President of the College of Western Idaho
- In office 2002–2021

President of Arapahoe Community College
- In office 2002–2009

President of Treasure Valley Community College
- In office 1981–2002

Personal details
- Born: Seattle, Washington, U.S.
- Education: Western Washington University (BS, MA) Brigham Young University (EdD)

= Bert Glandon =

American educator and academic administrator

Bert Glandon is an American educator and academic administrator who served as the President of College of Western Idaho through May 2021, one of four community colleges in Idaho with main campus locations in Boise and Nampa.

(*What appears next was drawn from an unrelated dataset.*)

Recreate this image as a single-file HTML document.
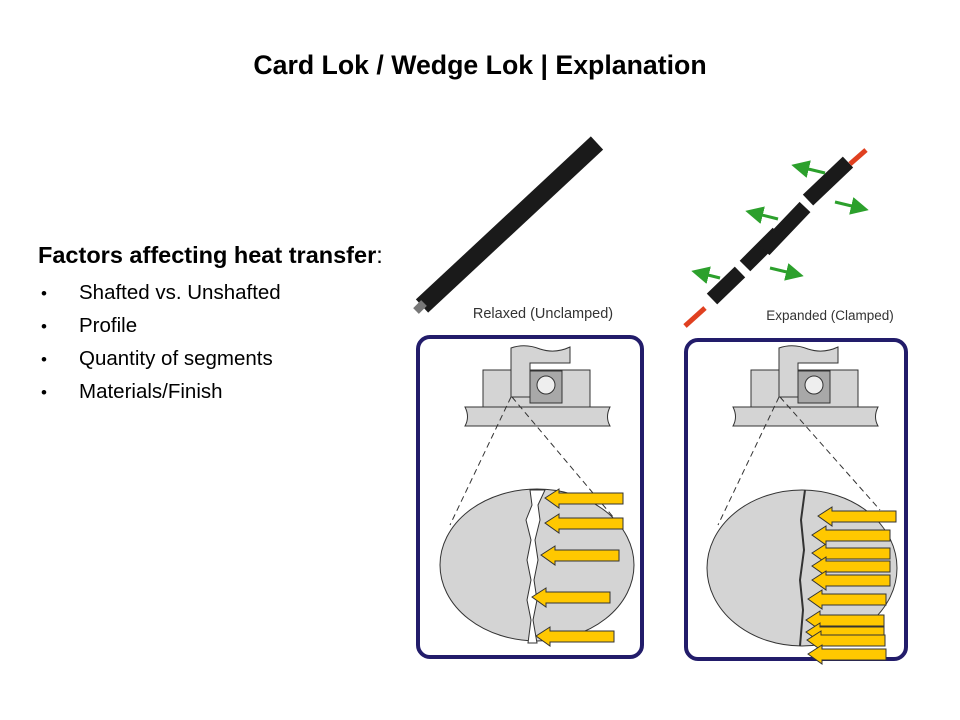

== Early life and education ==
Glandon was born and raised in Seattle, Washington. He earned a bachelor's degree in business and a Master of Arts in communication from Western Washington University. He earned a Doctor of Education in educational administration from the David O. McKay School of Education at Brigham Young University.

== Career ==
After working in business, Glandon began traveling around the United States as the founder of his own consulting business. He served as the president of Treasure Valley Community College from 1981 to 2002 and Arapahoe Community College from 2002 to 2009. He was selected to serve as president of the College of Western Idaho in 2009. In 2019, a poll taken by college faculty found that a majority of instructors had no confidence in Glandon's leadership. In May 2019, Glandon received a raise and extension. Glandon retired from College of Western Idaho in May 2021.

== Retirement ==
Glandon announced his retirement February 18, 2021 as part of a special meeting of the CWI Board of Trustees. His last day will be May 15, 2021.